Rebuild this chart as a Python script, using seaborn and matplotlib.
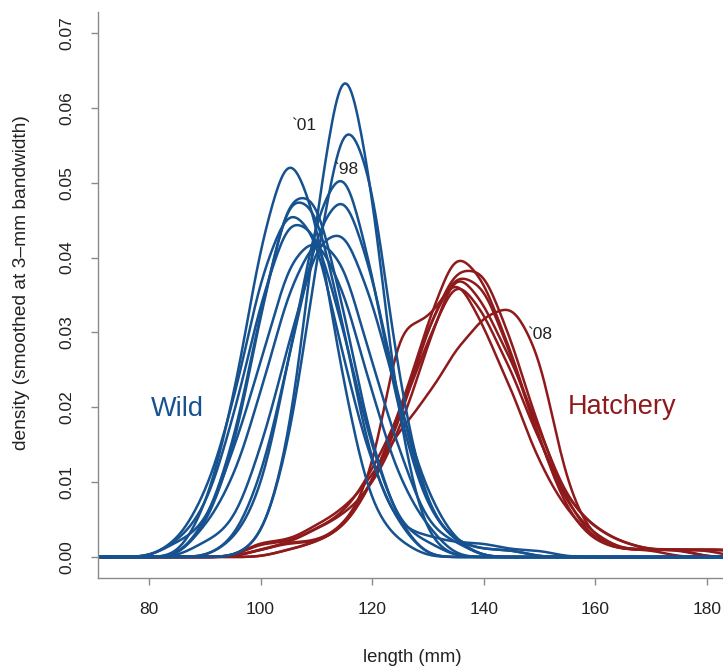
import numpy as np
import seaborn as sns
import matplotlib
matplotlib.use("Agg")
import matplotlib.pyplot as plt

# Fork length classes (mm) and fish counts per class, one list per sampling year
WILD_LENGTHS = [80, 85, 90, 95, 100, 105, 110, 115, 120, 125, 130, 135, 140, 145, 150]
wild_1997 = [0, 1, 2, 7, 13, 20, 22, 18, 11, 5, 2, 0, 0, 0, 0]
wild_1998 = [0, 0, 0, 0, 2, 14, 40, 62, 52, 22, 6, 2, 1, 1, 0]
wild_1999 = [0, 0, 3, 10, 21, 28, 23, 11, 3, 1, 0, 0, 0, 0, 0]
wild_2000 = [0, 0, 0, 1, 4, 13, 23, 27, 19, 9, 3, 1, 0, 0, 0]
wild_2001 = [0, 0, 0, 0, 1, 7, 23, 36, 25, 8, 1, 0, 0, 0, 0]
wild_2002 = [0, 0, 4, 14, 34, 52, 50, 32, 12, 4, 3, 2, 2, 1, 1]
wild_2003 = [0, 0, 2, 7, 16, 24, 24, 16, 7, 2, 0, 0, 0, 0, 0]
wild_2004 = [0, 0, 0, 2, 10, 26, 44, 50, 38, 20, 6, 2, 1, 1, 0]
wild_2005 = [0, 1, 3, 9, 17, 23, 22, 15, 7, 2, 1, 0, 0, 0, 0]
wild_2006 = [0, 0, 1, 2, 7, 14, 21, 22, 17, 10, 4, 1, 0, 0, 0]
wild_2007 = [0, 0, 2, 5, 11, 18, 22, 20, 13, 7, 2, 1, 0, 0, 0]
wild_2008 = [0, 1, 4, 10, 19, 24, 22, 13, 6, 2, 0, 0, 0, 0, 0]

HATCHERY_LENGTHS = [100, 105, 110, 115, 120, 125, 130, 135, 140, 145,
                    150, 155, 160, 165, 170, 175, 180, 185]
hatchery_2002 = [0, 1, 2, 4, 10, 20, 32, 43, 38, 28, 16, 6, 2, 1, 1, 1, 0, 0]
hatchery_2003 = [1, 2, 2, 4, 10, 20, 32, 40, 38, 28, 16, 7, 3, 1, 1, 1, 1, 1]
hatchery_2004 = [0, 1, 2, 4, 10, 18, 31, 39, 39, 29, 17, 7, 2, 1, 1, 0, 0, 0]
hatchery_2005 = [1, 2, 2, 4, 10, 32, 30, 38, 30, 22, 12, 6, 2, 1, 1, 1, 1, 1]
hatchery_2006 = [2, 2, 4, 6, 12, 20, 30, 40, 34, 26, 16, 8, 4, 2, 1, 1, 1, 0]
hatchery_2007 = [1, 2, 4, 6, 10, 18, 30, 42, 36, 28, 18, 8, 4, 2, 1, 1, 1, 1]
hatchery_2008 = [2, 2, 4, 6, 10, 16, 20, 26, 30, 32, 26, 8, 2, 1, 1, 1, 0, 0]

wild_years = [wild_1997, wild_1998, wild_1999, wild_2000, wild_2001, wild_2002,
              wild_2003, wild_2004, wild_2005, wild_2006, wild_2007, wild_2008]
hatchery_years = [hatchery_2002, hatchery_2003, hatchery_2004, hatchery_2005,
                  hatchery_2006, hatchery_2007, hatchery_2008]

X_TICKS = [80, 100, 120, 140, 160, 180]
Y_TICKS = [0.00, 0.01, 0.02, 0.03, 0.04, 0.05, 0.06, 0.07]

BANDWIDTH_MM = 3.0
WILD_COLOR = "#16528f"
HATCH_COLOR = "#8e1a1c"
AXIS_GRAY = "#8a8a8a"
TEXT_COLOR = "#222222"

sns.set_style("ticks")
plt.rcParams["font.family"] = ["Liberation Sans", "DejaVu Sans"]

fig = plt.figure(figsize=(7.23, 6.69), dpi=100)
ax = fig.add_axes([98 / 723, 91 / 669, 625 / 723, 566 / 669])


def draw_density(lengths, counts, color):
    x = np.asarray(lengths, dtype=float)
    w = np.asarray(counts, dtype=float)
    keep = w > 0
    x, w = x[keep], w[keep]
    # kernel bandwidth fixed at 3 mm regardless of the spread of each year
    sd = np.sqrt(np.cov(x, aweights=w))
    sns.kdeplot(x=x, weights=w, bw_method=BANDWIDTH_MM / sd, cut=20,
                gridsize=800, color=color, linewidth=1.8, ax=ax)


for counts in hatchery_years:
    draw_density(HATCHERY_LENGTHS, counts, HATCH_COLOR)
for counts in wild_years:
    draw_density(WILD_LENGTHS, counts, WILD_COLOR)

ax.set_xlim(70.86, 182.9)
ax.set_ylim(-0.0028, 0.0728)
ax.set_xticks(X_TICKS)
ax.set_xticklabels([f"{v:d}" for v in X_TICKS])
ax.set_yticks(Y_TICKS)
ax.set_yticklabels([f"{v:.2f}" for v in Y_TICKS])
ax.set_xlabel("")
ax.set_ylabel("")

for side in ("top", "right"):
    ax.spines[side].set_visible(False)
for side in ("left", "bottom"):
    ax.spines[side].set_color(AXIS_GRAY)
    ax.spines[side].set_linewidth(1.0)

ax.tick_params(axis="both", direction="out", length=5, width=1.0,
               color=AXIS_GRAY, labelcolor=TEXT_COLOR, labelsize=12.5, pad=12)
ax.tick_params(axis="y", labelrotation=90)
for lab in ax.get_yticklabels():
    lab.set_verticalalignment("center")

# year labels and group names
ax.text(105.4, 0.0577, "`01", fontsize=12.5, color=TEXT_COLOR, ha="left", va="center")
ax.text(113.0, 0.0517, "`98", fontsize=12.5, color=TEXT_COLOR, ha="left", va="center")
ax.text(147.7, 0.0297, "`08", fontsize=12.5, color=TEXT_COLOR, ha="left", va="center")
ax.text(80.3, 0.0198, "Wild", fontsize=19.5, color=WILD_COLOR, ha="left", va="center")
ax.text(155.1, 0.0201, "Hatchery", fontsize=19.5, color=HATCH_COLOR, ha="left", va="center")

fig.text(412 / 723, 1 - 657 / 669, "length (mm)", fontsize=13.3, color=TEXT_COLOR,
         ha="center", va="center")
fig.text(22 / 723, 1 - 283 / 669, "density (smoothed at 3\u2013mm bandwidth)",
         fontsize=13.8, color=TEXT_COLOR, rotation=90, ha="center", va="center")

fig.savefig("out.png", dpi=100)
--
- _Required task_
Extract the full listing above verbatim; pictures are to be left out of the copy.

- _The response_
Rebuild this chart as a Python script, using seaborn and matplotlib.
import numpy as np
import seaborn as sns
import matplotlib
matplotlib.use("Agg")
import matplotlib.pyplot as plt

# Fork length classes (mm) and fish counts per class, one list per sampling year
WILD_LENGTHS = [80, 85, 90, 95, 100, 105, 110, 115, 120, 125, 130, 135, 140, 145, 150]
wild_1997 = [0, 1, 2, 7, 13, 20, 22, 18, 11, 5, 2, 0, 0, 0, 0]
wild_1998 = [0, 0, 0, 0, 2, 14, 40, 62, 52, 22, 6, 2, 1, 1, 0]
wild_1999 = [0, 0, 3, 10, 21, 28, 23, 11, 3, 1, 0, 0, 0, 0, 0]
wild_2000 = [0, 0, 0, 1, 4, 13, 23, 27, 19, 9, 3, 1, 0, 0, 0]
wild_2001 = [0, 0, 0, 0, 1, 7, 23, 36, 25, 8, 1, 0, 0, 0, 0]
wild_2002 = [0, 0, 4, 14, 34, 52, 50, 32, 12, 4, 3, 2, 2, 1, 1]
wild_2003 = [0, 0, 2, 7, 16, 24, 24, 16, 7, 2, 0, 0, 0, 0, 0]
wild_2004 = [0, 0, 0, 2, 10, 26, 44, 50, 38, 20, 6, 2, 1, 1, 0]
wild_2005 = [0, 1, 3, 9, 17, 23, 22, 15, 7, 2, 1, 0, 0, 0, 0]
wild_2006 = [0, 0, 1, 2, 7, 14, 21, 22, 17, 10, 4, 1, 0, 0, 0]
wild_2007 = [0, 0, 2, 5, 11, 18, 22, 20, 13, 7, 2, 1, 0, 0, 0]
wild_2008 = [0, 1, 4, 10, 19, 24, 22, 13, 6, 2, 0, 0, 0, 0, 0]

HATCHERY_LENGTHS = [100, 105, 110, 115, 120, 125, 130, 135, 140, 145,
                    150, 155, 160, 165, 170, 175, 180, 185]
hatchery_2002 = [0, 1, 2, 4, 10, 20, 32, 43, 38, 28, 16, 6, 2, 1, 1, 1, 0, 0]
hatchery_2003 = [1, 2, 2, 4, 10, 20, 32, 40, 38, 28, 16, 7, 3, 1, 1, 1, 1, 1]
hatchery_2004 = [0, 1, 2, 4, 10, 18, 31, 39, 39, 29, 17, 7, 2, 1, 1, 0, 0, 0]
hatchery_2005 = [1, 2, 2, 4, 10, 32, 30, 38, 30, 22, 12, 6, 2, 1, 1, 1, 1, 1]
hatchery_2006 = [2, 2, 4, 6, 12, 20, 30, 40, 34, 26, 16, 8, 4, 2, 1, 1, 1, 0]
hatchery_2007 = [1, 2, 4, 6, 10, 18, 30, 42, 36, 28, 18, 8, 4, 2, 1, 1, 1, 1]
hatchery_2008 = [2, 2, 4, 6, 10, 16, 20, 26, 30, 32, 26, 8, 2, 1, 1, 1, 0, 0]

wild_years = [wild_1997, wild_1998, wild_1999, wild_2000, wild_2001, wild_2002,
              wild_2003, wild_2004, wild_2005, wild_2006, wild_2007, wild_2008]
hatchery_years = [hatchery_2002, hatchery_2003, hatchery_2004, hatchery_2005,
                  hatchery_2006, hatchery_2007, hatchery_2008]

X_TICKS = [80, 100, 120, 140, 160, 180]
Y_TICKS = [0.00, 0.01, 0.02, 0.03, 0.04, 0.05, 0.06, 0.07]

BANDWIDTH_MM = 3.0
WILD_COLOR = "#16528f"
HATCH_COLOR = "#8e1a1c"
AXIS_GRAY = "#8a8a8a"
TEXT_COLOR = "#222222"

sns.set_style("ticks")
plt.rcParams["font.family"] = ["Liberation Sans", "DejaVu Sans"]

fig = plt.figure(figsize=(7.23, 6.69), dpi=100)
ax = fig.add_axes([98 / 723, 91 / 669, 625 / 723, 566 / 669])


def draw_density(lengths, counts, color):
    x = np.asarray(lengths, dtype=float)
    w = np.asarray(counts, dtype=float)
    keep = w > 0
    x, w = x[keep], w[keep]
    # kernel bandwidth fixed at 3 mm regardless of the spread of each year
    sd = np.sqrt(np.cov(x, aweights=w))
    sns.kdeplot(x=x, weights=w, bw_method=BANDWIDTH_MM / sd, cut=20,
                gridsize=800, color=color, linewidth=1.8, ax=ax)


for counts in hatchery_years:
    draw_density(HATCHERY_LENGTHS, counts, HATCH_COLOR)
for counts in wild_years:
    draw_density(WILD_LENGTHS, counts, WILD_COLOR)

ax.set_xlim(70.86, 182.9)
ax.set_ylim(-0.0028, 0.0728)
ax.set_xticks(X_TICKS)
ax.set_xticklabels([f"{v:d}" for v in X_TICKS])
ax.set_yticks(Y_TICKS)
ax.set_yticklabels([f"{v:.2f}" for v in Y_TICKS])
ax.set_xlabel("")
ax.set_ylabel("")

for side in ("top", "right"):
    ax.spines[side].set_visible(False)
for side in ("left", "bottom"):
    ax.spines[side].set_color(AXIS_GRAY)
    ax.spines[side].set_linewidth(1.0)

ax.tick_params(axis="both", direction="out", length=5, width=1.0,
               color=AXIS_GRAY, labelcolor=TEXT_COLOR, labelsize=12.5, pad=12)
ax.tick_params(axis="y", labelrotation=90)
for lab in ax.get_yticklabels():
    lab.set_verticalalignment("center")

# year labels and group names
ax.text(105.4, 0.0577, "`01", fontsize=12.5, color=TEXT_COLOR, ha="left", va="center")
ax.text(113.0, 0.0517, "`98", fontsize=12.5, color=TEXT_COLOR, ha="left", va="center")
ax.text(147.7, 0.0297, "`08", fontsize=12.5, color=TEXT_COLOR, ha="left", va="center")
ax.text(80.3, 0.0198, "Wild", fontsize=19.5, color=WILD_COLOR, ha="left", va="center")
ax.text(155.1, 0.0201, "Hatchery", fontsize=19.5, color=HATCH_COLOR, ha="left", va="center")

fig.text(412 / 723, 1 - 657 / 669, "length (mm)", fontsize=13.3, color=TEXT_COLOR,
         ha="center", va="center")
fig.text(22 / 723, 1 - 283 / 669, "density (smoothed at 3\u2013mm bandwidth)",
         fontsize=13.8, color=TEXT_COLOR, rotation=90, ha="center", va="center")

fig.savefig("out.png", dpi=100)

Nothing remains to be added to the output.